If you plan to sell firewood that will leave your county it will need to be heat treated , the government is trying to stop the spread of bugs and they decided this is 1 way to help


----------



## JckDanls 07 (Nov 11, 2020)

If you have unlimited supply of both woods and plan on keeping this an ongoing operation...  I would check with county government for reasons Mike noted above... 

If it's just going to be this one time batch of wood...  Pending on how much you need to keep for yourself (unless you can get more)  Could sell the rest...  The more work you do to it (cut,split,deliver,stack)  obviously the more you would charge ... 
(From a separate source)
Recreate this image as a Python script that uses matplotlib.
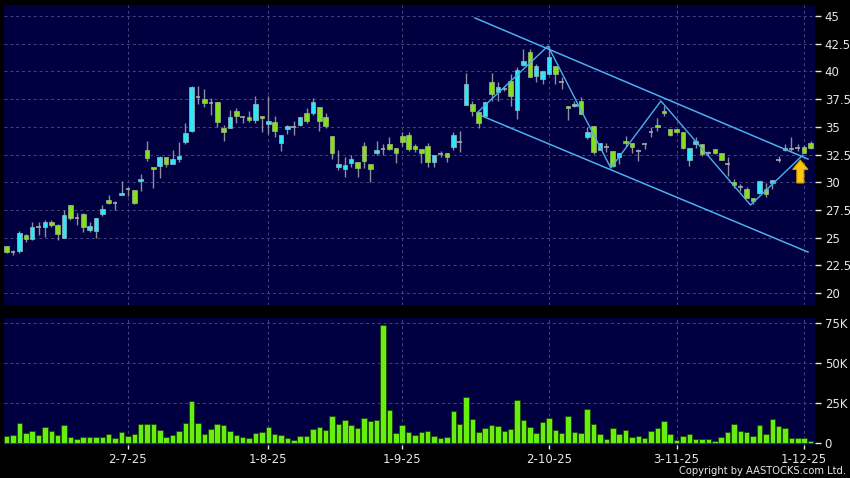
import matplotlib
matplotlib.use("Agg")
import matplotlib.pyplot as plt
from matplotlib.patches import Polygon
import numpy as np

# daily candles (oldest first)
opens = [24.2, 23.7, 23.8, 25.2, 24.9, 25.96, 25.96, 26.4, 26.17, 25.0,
         27.9, 26.8, 27.16, 25.72, 25.6, 27.1, 28.4, 28.1, 28.84, 29.4,
         29.3, 30.1, 32.9, 31.35, 31.5, 32.26, 31.66, 32.1, 33.66, 34.64,
         37.66, 37.48, 37.18, 37.2, 34.86, 34.86, 36.45, 35.9, 35.9, 35.6,
         35.97, 35.25, 35.46, 33.56, 34.77, 35.0, 35.16, 36.27, 36.27, 36.75,
         35.85, 34.17, 31.4, 31.16, 31.76, 31.79, 33.26, 31.6, 32.6, 32.96,
         33.44, 33.05, 34.17, 34.3, 33.26, 32.96, 33.26, 31.85, 32.54, 32.6,
         33.14, 33.65, 36.96, 37.1, 36.36, 35.94, 39.0, 38.1, 38.4, 39.16,
         36.54, 40.6, 41.78, 39.55, 39.3, 39.76, 40.5, 39.0, 36.9, 36.9,
         37.35, 34.05, 35.04, 32.9, 33.14, 32.84, 32.24, 33.7, 33.5, 32.83,
         33.43, 34.49, 35.15, 36.47, 34.79, 34.79, 34.55, 32.02, 33.43, 33.43,
         32.62, 32.98, 32.68, 31.63, 30.03, 29.6, 29.43, 28.62, 29.07, 29.37,
         29.97, 32.02, 32.9, 33.04, 33.13, 33.19, 33.5]
highs = [24.25, 23.9, 25.6, 25.36, 26.4, 26.4, 26.6, 26.55, 26.26, 27.46,
         27.9, 27.2, 27.2, 26.4, 26.8, 27.9, 28.87, 28.27, 30.07, 29.6,
         29.3, 30.77, 33.7, 31.4, 32.4, 32.3, 32.9, 33.6, 35.3, 38.68,
         38.68, 38.38, 37.57, 37.2, 35.17, 36.5, 36.67, 35.9, 36.45, 37.8,
         35.97, 37.8, 35.97, 34.26, 35.16, 35.55, 35.85, 36.67, 37.57, 36.75,
         36.27, 34.17, 32.9, 32.24, 32.45, 31.79, 33.65, 31.6, 33.7, 33.44,
         34.1, 33.05, 34.56, 34.56, 33.44, 32.96, 33.56, 32.45, 32.84, 32.6,
         34.56, 34.65, 39.85, 37.35, 36.36, 37.2, 39.85, 39.0, 38.7, 39.76,
         40.36, 42.0, 42.0, 40.66, 40.06, 42.3, 40.5, 39.46, 36.9, 37.35,
         37.66, 34.95, 35.04, 33.5, 33.54, 32.84, 32.6, 34.2, 33.5, 32.98,
         33.58, 34.94, 35.75, 36.9, 34.79, 34.79, 34.55, 33.07, 34.04, 33.43,
         32.83, 33.04, 32.68, 32.23, 30.27, 29.82, 29.6, 28.62, 30.12, 29.97,
         30.2, 32.32, 33.43, 34.04, 33.43, 33.34, 33.74]
lows = [23.6, 23.4, 23.6, 24.6, 24.8, 25.2, 25.1, 25.96, 24.8, 25.0,
        26.56, 26.1, 25.5, 25.5, 25.0, 26.95, 28.0, 27.46, 28.84, 28.8,
        28.0, 29.2, 31.9, 29.5, 30.4, 31.4, 31.6, 31.8, 33.45, 34.5,
        37.1, 36.82, 36.06, 34.95, 33.74, 34.86, 35.37, 35.3, 35.4, 35.3,
        34.55, 34.35, 34.04, 32.84, 34.35, 34.26, 35.07, 35.37, 36.06, 34.65,
        34.86, 32.06, 31.1, 30.43, 31.4, 30.43, 31.25, 30.04, 32.45, 32.45,
        32.9, 31.76, 33.26, 32.84, 32.75, 31.76, 31.4, 31.4, 32.24, 31.85,
        32.9, 32.7, 36.96, 35.94, 34.86, 35.94, 37.36, 37.36, 38.2, 36.9,
        35.7, 40.5, 39.46, 39.0, 38.86, 39.76, 38.86, 38.4, 35.64, 36.75,
        36.15, 33.9, 32.54, 32.9, 32.7, 31.34, 31.64, 33.3, 32.6, 31.93,
        32.98, 34.04, 34.64, 35.99, 34.13, 34.4, 32.98, 31.42, 33.13, 32.38,
        32.38, 32.53, 31.98, 30.57, 29.52, 29.22, 28.53, 28.0, 28.9, 28.7,
        29.37, 31.78, 32.83, 32.83, 32.83, 32.62, 33.04]
closes = [23.7, 23.7, 25.45, 24.9, 25.96, 25.96, 26.4, 26.15, 25.3, 27.07,
          26.8, 26.8, 25.96, 26.08, 26.8, 27.6, 28.1, 28.1, 29.05, 29.4,
          28.1, 30.3, 32.2, 31.2, 32.26, 31.66, 32.1, 32.4, 34.41, 38.56,
          37.66, 37.12, 37.18, 35.46, 34.56, 35.85, 35.97, 35.9, 35.6, 37.1,
          35.76, 35.5, 34.65, 34.26, 35.07, 35.0, 35.85, 35.55, 37.27, 35.55,
          35.07, 32.66, 31.64, 31.55, 32.09, 31.25, 31.9, 31.16, 32.9, 32.96,
          33.02, 32.6, 33.65, 32.96, 32.96, 32.66, 31.85, 32.45, 32.54, 32.24,
          34.26, 33.65, 38.86, 36.4, 35.34, 37.2, 37.96, 38.56, 38.4, 37.75,
          40.15, 40.96, 39.46, 40.45, 40.06, 41.27, 39.76, 39.0, 36.66, 37.1,
          36.15, 34.5, 32.7, 33.5, 33.14, 31.43, 32.6, 33.5, 33.2, 32.83,
          33.43, 34.49, 34.94, 36.23, 34.25, 34.49, 33.13, 33.07, 33.73, 32.53,
          32.62, 32.68, 31.98, 31.63, 29.73, 29.6, 28.62, 28.32, 30.12, 28.92,
          30.2, 32.02, 33.13, 33.04, 33.13, 32.68, 33.13]

# volume in thousands of shares
volumes = [4.6, 5.0, 12.5, 6.25, 7.5, 5.4, 10.2, 7.9, 5.2, 11.25,
           4.0, 2.7, 3.75, 3.75, 3.75, 4.0, 5.6, 3.3, 6.9, 4.8,
           5.6, 12.1, 12.1, 12.3, 8.1, 4.0, 5.0, 7.7, 12.7, 26.5,
           12.5, 6.0, 9.2, 12.3, 11.25, 7.7, 5.4, 4.0, 3.3, 6.25,
           7.1, 10.2, 6.0, 5.4, 3.3, 2.1, 4.8, 4.8, 8.75, 10.2,
           8.3, 17.1, 12.3, 14.6, 11.25, 9.6, 15.8, 14.2, 14.6, 74.0,
           20.6, 6.7, 11.7, 7.1, 5.2, 6.9, 7.5, 4.6, 3.1, 4.0,
           20.2, 12.1, 29.0, 15.0, 7.1, 9.8, 11.25, 10.8, 7.7, 8.75,
           26.9, 14.4, 10.4, 6.5, 13.5, 15.6, 8.3, 6.25, 17.1, 6.9,
           6.25, 21.5, 11.9, 5.6, 2.9, 9.8, 6.0, 8.1, 3.75, 4.8,
           3.3, 7.7, 9.4, 14.2, 5.6, 2.1, 4.4, 6.0, 2.9, 2.9,
           2.9, 1.25, 3.75, 6.9, 12.1, 7.5, 7.1, 4.4, 11.7, 6.0,
           15.0, 11.0, 9.4, 3.1, 3.1, 3.1, 1.25]

date_pos = [19, 41, 62, 85, 105, 125]
date_labels = ["2-7-25", "1-8-25", "1-9-25", "2-10-25", "3-11-25", "1-12-25"]
price_ticks = [20, 22.5, 25, 27.5, 30, 32.5, 35, 37.5, 40, 42.5, 45]
vol_ticks = [0, 25, 50, 75]
vol_labels = ["0", "25K", "50K", "75K"]

# hand drawn trend lines (candle index, price)
upper_x, upper_y = [73.4, 125.6], [44.82, 32.09]
lower_x, lower_y = [74.3, 125.6], [36.02, 23.70]
zig_x = [73.8, 84.85, 94.7, 102.55, 116.6, 124.8]
zig_y = [36.3, 42.29, 31.28, 37.33, 27.94, 32.45]

# colours
bg = "#000040"
grid_col = "#45457e"
up_col = "#2fe6f8"
down_col = "#84e01e"
doji_col = "#a8a8a8"
wick_col = "#8e8e9e"
line_col = "#4ab0ee"
text_col = "#e6e6e6"

o = np.array(opens)
h = np.array(highs)
l = np.array(lows)
c = np.array(closes)
x = np.arange(len(o))

fig = plt.figure(figsize=(8.5, 4.78), dpi=100, facecolor="black")
ax = fig.add_axes([4 / 850, 1 - 305 / 478, 811 / 850, 300 / 478])
axv = fig.add_axes([4 / 850, 1 - 445 / 478, 811 / 850, 127 / 478])

for a in (ax, axv):
    a.set_facecolor(bg)
    for s in a.spines.values():
        s.set_visible(False)
    a.set_xlim(-0.42, 126.7)
    a.set_axisbelow(True)
    a.yaxis.tick_right()
    a.tick_params(axis="y", colors=text_col, length=4, width=1, pad=3, labelsize=8.5)
    a.grid(True, color=grid_col, linestyle=(0, (3, 3)), linewidth=0.7)
    a.set_xticks(date_pos)

# ---- price panel ----
ax.set_ylim(18.92, 45.99)
ax.set_yticks(price_ticks)
ax.set_yticklabels(["%g" % t for t in price_ticks])
ax.tick_params(axis="x", length=0, labelbottom=False)

ax.vlines(x, l, h, color=wick_col, linewidth=1, zorder=2)
up = c > o
down = c < o
doji = c == o
w = 0.72
ax.bar(x[up], (c - o)[up], bottom=o[up], width=w, color=up_col,
       edgecolor="#9ab8c0", linewidth=0.5, zorder=3)
ax.bar(x[down], (o - c)[down], bottom=c[down], width=w, color=down_col,
       edgecolor="#a0b880", linewidth=0.5, zorder=3)
ax.hlines(c[doji], x[doji] - w / 2, x[doji] + w / 2, color=doji_col, linewidth=1.2, zorder=3)

ax.plot(upper_x, upper_y, color=line_col, linewidth=1.1, zorder=4)
ax.plot(lower_x, lower_y, color=line_col, linewidth=1.1, zorder=4)
ax.plot(zig_x, zig_y, color=line_col, linewidth=1.0, zorder=4)

# yellow arrow under the last candles
ax_x, tip, base = 124.4, 32.0, 29.93
hw, sw, hl = 1.2, 0.55, 0.85
arrow = Polygon([(ax_x, tip), (ax_x + hw, tip - hl), (ax_x + sw, tip - hl),
                 (ax_x + sw, base), (ax_x - sw, base), (ax_x - sw, tip - hl),
                 (ax_x - hw, tip - hl)], closed=True,
                facecolor="#f9c80e", edgecolor="#d89a00", linewidth=0.8, zorder=5)
ax.add_patch(arrow)

# ---- volume panel ----
axv.set_ylim(-1.06, 78.3)
axv.set_yticks(vol_ticks)
axv.set_yticklabels(vol_labels)
axv.bar(x, volumes, width=0.86, color="#66ee11", edgecolor="#1c3a00", linewidth=0.5, zorder=3)
axv.set_xticklabels(date_labels)
axv.tick_params(axis="x", colors=text_col, length=3, width=1, pad=3, labelsize=8.5)

fig.text(846 / 850, 1 - 471 / 478, "Copyright by AASTOCKS.com Ltd.", color=text_col,
         fontsize=7.2, ha="right", va="center")

fig.savefig("out.png", dpi=100, facecolor="black")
I pay $30 a wheelbarrow full for Hickory (split,cut to about 14" lengths)... Thinking Apple and Cherry would be a lil more since it's not as readily available ...


----------



## thirdeye (Nov 11, 2020)

It doesn't sound like you are going into the wood business, so you have the option to keep some for yourself and it should be easy to sell the rest.  Barbecue wood dealers get $2 to $3 a pound for quality wood with 15% to 18% moisture and split into chunks. Selling larger splits is more economical and less work for you. 







There are smokers that burn wood logs or a wood/charcoal combination, they are a little more expensive, and labor intensive and you have to deal with more ash, but they make a wonderful flavored barbecue.  Next is a group of smokers that burn charcoal plus chunks of flavor wood.  Third are pellet grill/smokers that are fueled by flavor pellets (not stove pellets) but need electricity.  Last would be propane grills or smokers.  Every price range is available. 

If you are already a good cook, making good barbecue is not that difficult. First you need to master tenderness, then moistness, and lastly flavor.  (Too many people try to jump too fast into the flavor department which hinders the quality of their barbecue and sometimes makes it taste like a chain restaurant).  Putting grilled items like burgers, steaks and chops aside.....   It's best to learn how to barbecue with naturally tender things like chicken, turkey, pork loin, loin back (baby back) ribs, or meatloaf.  Later you can move to larger or harder to barbecue meats like Boston butt, pork spare ribs, beef ribs, chuck roasts, or brisket.   You will also have the option to venture into cured and smoked meats like bacon, ham, Buckboard bacon, pastrami, salmon and the like.


----------



## flatbroke (Nov 11, 2020)

What is your current business model?  Wouldn’t seen realistic to use the same profit/loss margin you presently employ ?  Keep some or sell it all seems to be a really simple answer. Do you plan on cooking and if so what happens if you sell it all? What’s your recourse ? Buy some ?  Value is is determined by what one is willing to pay and that’s something you need to figure out for your area. But since you already operate a business and I assume it’s profitable you already know this.


----------



## Holland Dell (Nov 14, 2020)

Thanks folks. All good information here. Wisconsin allows firewood to be moved from county to county with no issues. My current customers are all within Wisconsin and will be transporting their own firewood from my location. I am finding apple wood prices range from $50-75.00 per 6 cubic feet. (14 inches) The higher is probably the course to travel as it appears apple is becoming more rare. More dollars for more convenient packaging (dried 3x3 chunks) and sold by the pound. 
Every distributor I contacted, offered to buy my entire supply.  As for a business model, I don't look for apple wood sales to be highly productive, but more so as an add-on for current customers only. Our business is Non-profit/job training/food processing facility. My plan is to donate the apple wood and offer my disabled adult workers another sit-down, training venue.


----------



## JC in GB (Nov 16, 2020)

Welcome from Green Bay.  

Wisconsin used to have county - county restrictions on fire wood transfer because of the emerald ash borer but like with CWD, WI government just punted and now the entire state is a quarantine zone.  Meaning, that you can transport wood inside but not outside of the state.

JC


----------